◆ **TASK BRIEF**
Keep to the lines between the one holding "Recreate this image" and the one holding "from bokeh.resources import INLINE", inclusive, and write them out exactly.

Code that draws figures
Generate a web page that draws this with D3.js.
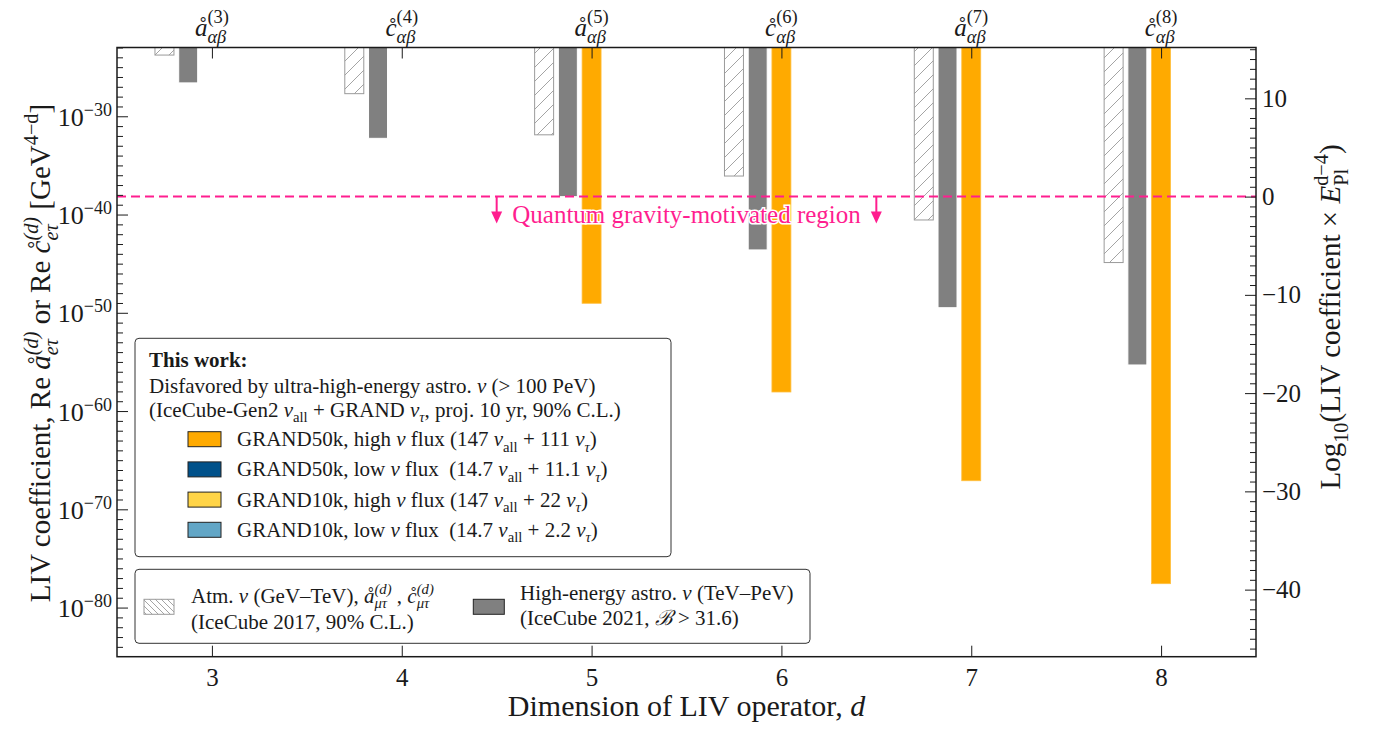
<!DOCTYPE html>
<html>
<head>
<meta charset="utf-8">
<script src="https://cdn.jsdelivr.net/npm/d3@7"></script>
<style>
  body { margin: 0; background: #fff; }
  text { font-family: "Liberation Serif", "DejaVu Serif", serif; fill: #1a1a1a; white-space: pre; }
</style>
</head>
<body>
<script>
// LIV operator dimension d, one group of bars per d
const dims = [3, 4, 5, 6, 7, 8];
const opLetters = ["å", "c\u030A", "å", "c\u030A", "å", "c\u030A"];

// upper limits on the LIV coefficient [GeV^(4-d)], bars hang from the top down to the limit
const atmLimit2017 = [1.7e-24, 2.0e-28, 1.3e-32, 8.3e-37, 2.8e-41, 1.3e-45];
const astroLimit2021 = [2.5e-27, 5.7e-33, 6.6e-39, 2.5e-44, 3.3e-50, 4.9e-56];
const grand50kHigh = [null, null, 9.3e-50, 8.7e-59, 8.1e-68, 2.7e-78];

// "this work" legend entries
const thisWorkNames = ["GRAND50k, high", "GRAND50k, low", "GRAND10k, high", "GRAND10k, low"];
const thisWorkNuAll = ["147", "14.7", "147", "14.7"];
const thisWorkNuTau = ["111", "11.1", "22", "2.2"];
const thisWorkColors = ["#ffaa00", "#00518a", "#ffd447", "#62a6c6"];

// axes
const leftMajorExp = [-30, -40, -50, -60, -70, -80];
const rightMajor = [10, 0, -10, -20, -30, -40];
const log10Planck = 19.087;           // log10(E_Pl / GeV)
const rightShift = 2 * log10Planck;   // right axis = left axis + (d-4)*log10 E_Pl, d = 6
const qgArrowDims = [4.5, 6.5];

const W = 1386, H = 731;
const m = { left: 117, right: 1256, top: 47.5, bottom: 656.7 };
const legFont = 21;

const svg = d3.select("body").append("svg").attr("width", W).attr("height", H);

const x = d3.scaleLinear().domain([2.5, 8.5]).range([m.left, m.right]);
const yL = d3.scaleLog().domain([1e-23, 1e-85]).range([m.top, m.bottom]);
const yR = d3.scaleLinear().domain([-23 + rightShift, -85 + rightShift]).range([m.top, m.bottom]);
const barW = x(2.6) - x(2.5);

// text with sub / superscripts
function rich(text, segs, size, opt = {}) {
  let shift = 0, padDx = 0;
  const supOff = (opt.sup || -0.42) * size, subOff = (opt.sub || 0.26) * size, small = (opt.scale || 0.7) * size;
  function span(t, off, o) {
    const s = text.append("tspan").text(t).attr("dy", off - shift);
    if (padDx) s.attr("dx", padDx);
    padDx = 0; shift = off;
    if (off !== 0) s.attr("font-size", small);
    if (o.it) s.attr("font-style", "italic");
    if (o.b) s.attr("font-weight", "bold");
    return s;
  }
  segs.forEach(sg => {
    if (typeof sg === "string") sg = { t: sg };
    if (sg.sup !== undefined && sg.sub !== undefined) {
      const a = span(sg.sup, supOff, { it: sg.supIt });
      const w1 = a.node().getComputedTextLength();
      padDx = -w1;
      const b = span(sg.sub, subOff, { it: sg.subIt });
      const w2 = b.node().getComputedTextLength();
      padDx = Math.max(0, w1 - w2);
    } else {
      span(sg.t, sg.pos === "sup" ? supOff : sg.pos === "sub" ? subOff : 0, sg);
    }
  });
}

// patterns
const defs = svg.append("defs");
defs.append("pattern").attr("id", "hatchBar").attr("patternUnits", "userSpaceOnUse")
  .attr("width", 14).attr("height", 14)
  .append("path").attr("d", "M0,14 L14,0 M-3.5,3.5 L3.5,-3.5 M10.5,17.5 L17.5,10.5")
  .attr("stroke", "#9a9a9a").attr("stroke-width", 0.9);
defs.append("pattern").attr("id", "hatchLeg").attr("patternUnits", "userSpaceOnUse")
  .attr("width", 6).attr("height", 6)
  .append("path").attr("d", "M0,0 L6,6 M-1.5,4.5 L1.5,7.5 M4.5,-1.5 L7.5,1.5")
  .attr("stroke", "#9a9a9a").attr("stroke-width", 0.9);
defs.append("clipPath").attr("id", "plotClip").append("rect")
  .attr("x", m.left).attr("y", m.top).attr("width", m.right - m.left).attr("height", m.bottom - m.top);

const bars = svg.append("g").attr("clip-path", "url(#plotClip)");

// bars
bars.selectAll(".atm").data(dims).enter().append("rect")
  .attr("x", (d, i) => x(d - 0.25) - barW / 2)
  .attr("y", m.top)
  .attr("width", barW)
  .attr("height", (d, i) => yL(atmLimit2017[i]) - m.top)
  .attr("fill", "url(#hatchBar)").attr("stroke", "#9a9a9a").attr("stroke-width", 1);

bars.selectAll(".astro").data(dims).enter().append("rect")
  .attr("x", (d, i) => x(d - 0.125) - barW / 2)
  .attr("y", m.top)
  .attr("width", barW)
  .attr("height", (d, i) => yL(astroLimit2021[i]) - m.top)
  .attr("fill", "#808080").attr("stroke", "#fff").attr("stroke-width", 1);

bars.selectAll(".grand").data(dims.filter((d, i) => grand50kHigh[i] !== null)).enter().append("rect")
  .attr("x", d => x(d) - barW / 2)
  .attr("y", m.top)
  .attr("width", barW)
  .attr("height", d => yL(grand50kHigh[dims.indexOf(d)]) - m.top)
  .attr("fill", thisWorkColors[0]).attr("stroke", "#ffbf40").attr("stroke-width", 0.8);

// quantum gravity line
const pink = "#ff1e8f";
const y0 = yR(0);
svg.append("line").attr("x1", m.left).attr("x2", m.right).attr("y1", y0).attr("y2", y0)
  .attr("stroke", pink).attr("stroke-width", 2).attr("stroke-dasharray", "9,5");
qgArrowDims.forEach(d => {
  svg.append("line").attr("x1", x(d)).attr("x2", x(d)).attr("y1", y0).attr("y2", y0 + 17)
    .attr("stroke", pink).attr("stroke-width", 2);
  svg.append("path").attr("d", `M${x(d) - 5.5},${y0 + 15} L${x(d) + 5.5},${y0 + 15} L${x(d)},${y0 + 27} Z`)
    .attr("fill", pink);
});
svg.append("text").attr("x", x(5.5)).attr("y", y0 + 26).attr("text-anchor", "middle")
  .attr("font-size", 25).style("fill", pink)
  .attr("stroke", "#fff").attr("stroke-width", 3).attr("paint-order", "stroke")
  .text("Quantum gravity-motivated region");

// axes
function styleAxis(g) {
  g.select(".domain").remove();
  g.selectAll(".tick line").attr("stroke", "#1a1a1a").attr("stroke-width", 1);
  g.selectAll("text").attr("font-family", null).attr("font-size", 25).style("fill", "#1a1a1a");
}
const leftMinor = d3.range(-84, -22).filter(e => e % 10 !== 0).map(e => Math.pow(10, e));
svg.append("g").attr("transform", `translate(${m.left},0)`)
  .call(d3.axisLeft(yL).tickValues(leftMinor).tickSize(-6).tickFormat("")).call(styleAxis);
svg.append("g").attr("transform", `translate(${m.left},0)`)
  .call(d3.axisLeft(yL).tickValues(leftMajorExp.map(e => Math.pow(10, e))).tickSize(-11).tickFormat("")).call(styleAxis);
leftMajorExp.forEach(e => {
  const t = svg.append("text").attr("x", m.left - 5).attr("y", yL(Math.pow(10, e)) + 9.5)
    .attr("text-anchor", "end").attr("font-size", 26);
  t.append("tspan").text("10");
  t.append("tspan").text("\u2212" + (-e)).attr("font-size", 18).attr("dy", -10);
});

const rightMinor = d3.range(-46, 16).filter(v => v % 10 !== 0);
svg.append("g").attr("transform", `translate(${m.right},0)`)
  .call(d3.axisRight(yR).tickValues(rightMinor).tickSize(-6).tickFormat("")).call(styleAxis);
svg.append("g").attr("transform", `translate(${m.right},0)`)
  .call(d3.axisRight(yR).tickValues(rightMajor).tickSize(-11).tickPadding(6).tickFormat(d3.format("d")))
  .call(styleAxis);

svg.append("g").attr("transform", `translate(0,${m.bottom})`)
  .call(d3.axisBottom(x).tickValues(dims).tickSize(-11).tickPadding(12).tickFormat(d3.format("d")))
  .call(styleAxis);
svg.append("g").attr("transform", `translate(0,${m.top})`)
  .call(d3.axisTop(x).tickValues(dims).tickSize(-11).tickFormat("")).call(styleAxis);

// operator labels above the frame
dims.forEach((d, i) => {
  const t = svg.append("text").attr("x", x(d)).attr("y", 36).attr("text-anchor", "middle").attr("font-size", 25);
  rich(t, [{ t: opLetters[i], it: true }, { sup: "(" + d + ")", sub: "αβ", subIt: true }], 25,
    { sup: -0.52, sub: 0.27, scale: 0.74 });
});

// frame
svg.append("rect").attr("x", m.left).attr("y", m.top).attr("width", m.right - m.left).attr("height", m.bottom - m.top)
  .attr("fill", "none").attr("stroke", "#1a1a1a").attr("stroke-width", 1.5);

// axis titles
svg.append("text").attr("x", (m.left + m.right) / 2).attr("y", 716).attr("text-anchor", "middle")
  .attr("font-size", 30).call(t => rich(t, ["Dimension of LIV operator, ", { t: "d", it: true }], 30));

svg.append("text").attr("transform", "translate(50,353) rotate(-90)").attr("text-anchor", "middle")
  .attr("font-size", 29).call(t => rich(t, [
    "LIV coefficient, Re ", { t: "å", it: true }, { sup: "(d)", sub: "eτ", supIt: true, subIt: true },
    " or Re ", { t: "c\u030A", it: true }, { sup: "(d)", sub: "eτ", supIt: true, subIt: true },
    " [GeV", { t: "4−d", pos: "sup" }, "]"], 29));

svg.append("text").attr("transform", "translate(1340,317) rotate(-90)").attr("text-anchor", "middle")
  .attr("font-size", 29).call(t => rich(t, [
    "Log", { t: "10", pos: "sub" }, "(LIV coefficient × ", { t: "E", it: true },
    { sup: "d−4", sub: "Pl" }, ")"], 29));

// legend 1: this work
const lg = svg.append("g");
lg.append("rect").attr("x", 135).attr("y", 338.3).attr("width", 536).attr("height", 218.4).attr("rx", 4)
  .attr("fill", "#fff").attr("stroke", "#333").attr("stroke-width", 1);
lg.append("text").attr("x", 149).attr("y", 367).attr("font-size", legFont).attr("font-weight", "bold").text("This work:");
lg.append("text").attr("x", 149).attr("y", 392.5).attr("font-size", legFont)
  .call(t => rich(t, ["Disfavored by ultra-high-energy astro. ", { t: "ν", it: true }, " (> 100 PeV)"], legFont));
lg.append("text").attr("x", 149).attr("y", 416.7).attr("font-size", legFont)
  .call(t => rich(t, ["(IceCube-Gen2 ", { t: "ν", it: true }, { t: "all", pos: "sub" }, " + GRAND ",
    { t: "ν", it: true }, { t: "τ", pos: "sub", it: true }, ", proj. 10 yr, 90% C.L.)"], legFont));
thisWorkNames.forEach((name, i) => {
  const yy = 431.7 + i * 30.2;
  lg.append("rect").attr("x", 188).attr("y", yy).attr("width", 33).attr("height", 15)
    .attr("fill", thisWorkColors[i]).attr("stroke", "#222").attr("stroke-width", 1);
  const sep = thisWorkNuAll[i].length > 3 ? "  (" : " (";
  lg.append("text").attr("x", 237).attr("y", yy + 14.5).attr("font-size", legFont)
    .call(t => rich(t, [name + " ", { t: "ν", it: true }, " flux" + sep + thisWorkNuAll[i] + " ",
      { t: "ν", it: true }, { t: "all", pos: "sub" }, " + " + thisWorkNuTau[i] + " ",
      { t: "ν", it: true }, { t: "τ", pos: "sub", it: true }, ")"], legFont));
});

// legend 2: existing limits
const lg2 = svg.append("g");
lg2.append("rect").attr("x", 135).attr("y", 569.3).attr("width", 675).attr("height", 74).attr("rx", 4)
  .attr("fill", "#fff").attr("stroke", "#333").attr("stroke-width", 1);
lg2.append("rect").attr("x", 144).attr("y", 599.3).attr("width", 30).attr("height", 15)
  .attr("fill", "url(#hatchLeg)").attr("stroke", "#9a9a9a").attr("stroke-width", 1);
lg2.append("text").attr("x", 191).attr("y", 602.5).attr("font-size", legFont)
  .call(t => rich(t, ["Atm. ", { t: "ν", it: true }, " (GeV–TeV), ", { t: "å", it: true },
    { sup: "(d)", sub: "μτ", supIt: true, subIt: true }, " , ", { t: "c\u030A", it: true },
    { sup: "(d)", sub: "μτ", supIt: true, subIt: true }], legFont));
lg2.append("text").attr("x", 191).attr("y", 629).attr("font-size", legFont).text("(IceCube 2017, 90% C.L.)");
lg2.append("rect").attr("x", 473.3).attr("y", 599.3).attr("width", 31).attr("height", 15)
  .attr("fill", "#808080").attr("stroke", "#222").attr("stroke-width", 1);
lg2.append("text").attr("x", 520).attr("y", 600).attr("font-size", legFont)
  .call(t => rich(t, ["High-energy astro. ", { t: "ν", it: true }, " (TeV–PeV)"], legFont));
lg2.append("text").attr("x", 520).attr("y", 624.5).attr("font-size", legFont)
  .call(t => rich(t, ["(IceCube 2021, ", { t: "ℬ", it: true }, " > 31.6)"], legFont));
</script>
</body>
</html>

* * *

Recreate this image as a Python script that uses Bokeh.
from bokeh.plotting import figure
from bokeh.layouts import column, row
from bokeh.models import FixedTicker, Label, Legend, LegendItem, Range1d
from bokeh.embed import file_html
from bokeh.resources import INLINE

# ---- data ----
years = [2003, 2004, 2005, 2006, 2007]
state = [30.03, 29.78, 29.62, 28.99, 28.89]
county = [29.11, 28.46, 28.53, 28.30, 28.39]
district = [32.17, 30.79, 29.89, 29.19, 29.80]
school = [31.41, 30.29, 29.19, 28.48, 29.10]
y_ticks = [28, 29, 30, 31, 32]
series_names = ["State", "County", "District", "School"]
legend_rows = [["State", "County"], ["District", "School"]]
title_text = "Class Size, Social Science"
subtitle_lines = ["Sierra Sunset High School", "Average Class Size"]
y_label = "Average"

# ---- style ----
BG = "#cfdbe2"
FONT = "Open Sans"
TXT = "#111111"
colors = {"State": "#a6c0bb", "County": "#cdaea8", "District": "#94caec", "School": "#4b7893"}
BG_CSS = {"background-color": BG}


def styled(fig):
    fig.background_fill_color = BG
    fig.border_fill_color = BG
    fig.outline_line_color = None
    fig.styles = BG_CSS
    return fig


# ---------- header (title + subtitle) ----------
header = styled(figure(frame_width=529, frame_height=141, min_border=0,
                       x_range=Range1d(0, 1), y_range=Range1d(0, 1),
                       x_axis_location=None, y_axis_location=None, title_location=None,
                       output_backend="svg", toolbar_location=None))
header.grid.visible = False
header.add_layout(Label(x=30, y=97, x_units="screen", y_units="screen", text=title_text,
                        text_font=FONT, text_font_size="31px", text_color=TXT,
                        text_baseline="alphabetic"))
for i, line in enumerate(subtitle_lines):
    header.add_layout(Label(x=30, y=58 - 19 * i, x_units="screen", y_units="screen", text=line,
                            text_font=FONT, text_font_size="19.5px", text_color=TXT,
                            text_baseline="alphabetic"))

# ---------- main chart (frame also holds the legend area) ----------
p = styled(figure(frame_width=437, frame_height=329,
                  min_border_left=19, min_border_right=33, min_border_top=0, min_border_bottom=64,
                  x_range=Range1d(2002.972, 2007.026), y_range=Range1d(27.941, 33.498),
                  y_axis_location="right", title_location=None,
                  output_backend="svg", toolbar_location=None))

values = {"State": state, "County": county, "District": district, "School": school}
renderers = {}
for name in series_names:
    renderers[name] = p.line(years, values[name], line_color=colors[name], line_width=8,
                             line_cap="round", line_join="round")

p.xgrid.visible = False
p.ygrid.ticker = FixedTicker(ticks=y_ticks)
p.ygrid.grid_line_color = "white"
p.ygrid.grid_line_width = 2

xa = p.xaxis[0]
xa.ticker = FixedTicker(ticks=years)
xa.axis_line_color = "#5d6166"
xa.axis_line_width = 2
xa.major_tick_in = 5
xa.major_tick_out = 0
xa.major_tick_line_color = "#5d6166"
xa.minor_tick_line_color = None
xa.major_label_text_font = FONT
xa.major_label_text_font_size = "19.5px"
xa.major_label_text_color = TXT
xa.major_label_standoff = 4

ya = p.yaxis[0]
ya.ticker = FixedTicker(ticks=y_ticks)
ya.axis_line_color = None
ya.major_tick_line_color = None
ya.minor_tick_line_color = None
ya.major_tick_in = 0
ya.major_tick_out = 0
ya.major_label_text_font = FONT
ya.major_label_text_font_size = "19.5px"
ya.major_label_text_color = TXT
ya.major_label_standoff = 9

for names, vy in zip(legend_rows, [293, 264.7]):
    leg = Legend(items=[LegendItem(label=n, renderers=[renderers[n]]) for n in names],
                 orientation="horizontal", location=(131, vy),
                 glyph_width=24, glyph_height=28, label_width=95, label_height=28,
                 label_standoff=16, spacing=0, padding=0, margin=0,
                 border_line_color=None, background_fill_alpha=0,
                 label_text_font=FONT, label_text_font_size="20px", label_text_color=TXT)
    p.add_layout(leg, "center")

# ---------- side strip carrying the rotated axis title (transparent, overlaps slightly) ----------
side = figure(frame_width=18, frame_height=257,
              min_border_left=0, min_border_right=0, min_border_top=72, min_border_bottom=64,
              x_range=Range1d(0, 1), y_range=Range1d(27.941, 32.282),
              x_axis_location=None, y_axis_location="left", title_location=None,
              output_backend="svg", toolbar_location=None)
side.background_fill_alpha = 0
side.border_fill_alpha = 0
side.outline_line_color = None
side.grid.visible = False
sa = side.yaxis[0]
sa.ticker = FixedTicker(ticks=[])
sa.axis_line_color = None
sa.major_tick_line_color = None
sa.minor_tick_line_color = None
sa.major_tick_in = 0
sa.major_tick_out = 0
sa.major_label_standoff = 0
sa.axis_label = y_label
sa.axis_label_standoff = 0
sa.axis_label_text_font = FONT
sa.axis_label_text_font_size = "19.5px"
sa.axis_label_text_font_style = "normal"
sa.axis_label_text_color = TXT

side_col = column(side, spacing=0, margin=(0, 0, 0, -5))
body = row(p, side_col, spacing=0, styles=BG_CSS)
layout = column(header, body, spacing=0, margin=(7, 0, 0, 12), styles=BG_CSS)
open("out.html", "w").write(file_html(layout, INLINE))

...

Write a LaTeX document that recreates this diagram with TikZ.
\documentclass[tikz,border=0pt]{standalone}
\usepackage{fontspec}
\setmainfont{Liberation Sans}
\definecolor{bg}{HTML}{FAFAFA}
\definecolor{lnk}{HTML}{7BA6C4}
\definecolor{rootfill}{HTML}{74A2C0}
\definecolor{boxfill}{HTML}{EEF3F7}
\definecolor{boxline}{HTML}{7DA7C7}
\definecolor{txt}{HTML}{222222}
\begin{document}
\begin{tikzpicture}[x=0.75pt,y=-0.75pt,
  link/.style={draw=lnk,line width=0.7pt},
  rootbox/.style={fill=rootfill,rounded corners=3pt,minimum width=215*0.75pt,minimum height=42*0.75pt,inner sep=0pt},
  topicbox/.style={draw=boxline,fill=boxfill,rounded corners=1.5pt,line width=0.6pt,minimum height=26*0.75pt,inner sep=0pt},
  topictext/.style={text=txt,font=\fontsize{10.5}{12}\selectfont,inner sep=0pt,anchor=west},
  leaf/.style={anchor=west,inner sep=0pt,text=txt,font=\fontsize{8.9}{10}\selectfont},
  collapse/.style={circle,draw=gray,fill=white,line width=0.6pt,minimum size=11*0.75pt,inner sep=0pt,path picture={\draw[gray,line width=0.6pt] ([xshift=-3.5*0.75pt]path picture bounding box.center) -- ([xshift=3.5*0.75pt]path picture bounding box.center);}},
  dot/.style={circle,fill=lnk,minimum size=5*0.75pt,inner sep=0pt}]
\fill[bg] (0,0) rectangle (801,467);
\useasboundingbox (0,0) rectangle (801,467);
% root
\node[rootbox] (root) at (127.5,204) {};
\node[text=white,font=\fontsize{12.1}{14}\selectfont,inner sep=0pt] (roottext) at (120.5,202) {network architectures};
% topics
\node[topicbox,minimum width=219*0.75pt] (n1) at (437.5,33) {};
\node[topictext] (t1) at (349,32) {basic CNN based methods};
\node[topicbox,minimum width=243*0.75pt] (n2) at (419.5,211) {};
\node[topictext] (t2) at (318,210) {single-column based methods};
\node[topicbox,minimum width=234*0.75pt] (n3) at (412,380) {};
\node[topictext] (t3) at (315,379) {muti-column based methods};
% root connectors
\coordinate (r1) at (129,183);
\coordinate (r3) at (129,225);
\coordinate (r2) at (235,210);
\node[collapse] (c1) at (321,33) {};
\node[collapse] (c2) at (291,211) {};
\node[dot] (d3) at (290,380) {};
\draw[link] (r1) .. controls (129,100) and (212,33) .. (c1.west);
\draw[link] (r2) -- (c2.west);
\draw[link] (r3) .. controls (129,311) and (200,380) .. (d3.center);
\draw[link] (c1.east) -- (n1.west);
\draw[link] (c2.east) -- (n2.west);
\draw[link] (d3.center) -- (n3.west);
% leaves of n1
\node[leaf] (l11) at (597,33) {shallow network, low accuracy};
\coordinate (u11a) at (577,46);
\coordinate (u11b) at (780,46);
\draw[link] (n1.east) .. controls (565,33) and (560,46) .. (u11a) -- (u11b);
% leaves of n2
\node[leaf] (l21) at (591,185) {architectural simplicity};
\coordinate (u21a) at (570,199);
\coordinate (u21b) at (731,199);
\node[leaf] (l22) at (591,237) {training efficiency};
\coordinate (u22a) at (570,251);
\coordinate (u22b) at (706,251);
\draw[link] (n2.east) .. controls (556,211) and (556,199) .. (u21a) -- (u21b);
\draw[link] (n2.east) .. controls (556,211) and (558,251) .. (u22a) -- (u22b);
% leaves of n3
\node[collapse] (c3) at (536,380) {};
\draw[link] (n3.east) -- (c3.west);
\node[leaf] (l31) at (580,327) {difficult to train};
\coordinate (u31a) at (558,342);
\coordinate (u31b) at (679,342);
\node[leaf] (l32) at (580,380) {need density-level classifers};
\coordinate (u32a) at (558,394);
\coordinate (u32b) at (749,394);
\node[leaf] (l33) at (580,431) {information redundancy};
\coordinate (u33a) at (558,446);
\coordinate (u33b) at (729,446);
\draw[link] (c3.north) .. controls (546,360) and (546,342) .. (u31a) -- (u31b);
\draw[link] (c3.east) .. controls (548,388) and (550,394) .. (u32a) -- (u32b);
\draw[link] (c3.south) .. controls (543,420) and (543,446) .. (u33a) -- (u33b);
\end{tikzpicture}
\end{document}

◆ **SOLUTION FOR THIS PROBLEM**
Recreate this image as a Python script that uses Bokeh.
from bokeh.plotting import figure
from bokeh.layouts import column, row
from bokeh.models import FixedTicker, Label, Legend, LegendItem, Range1d
from bokeh.embed import file_html
from bokeh.resources import INLINE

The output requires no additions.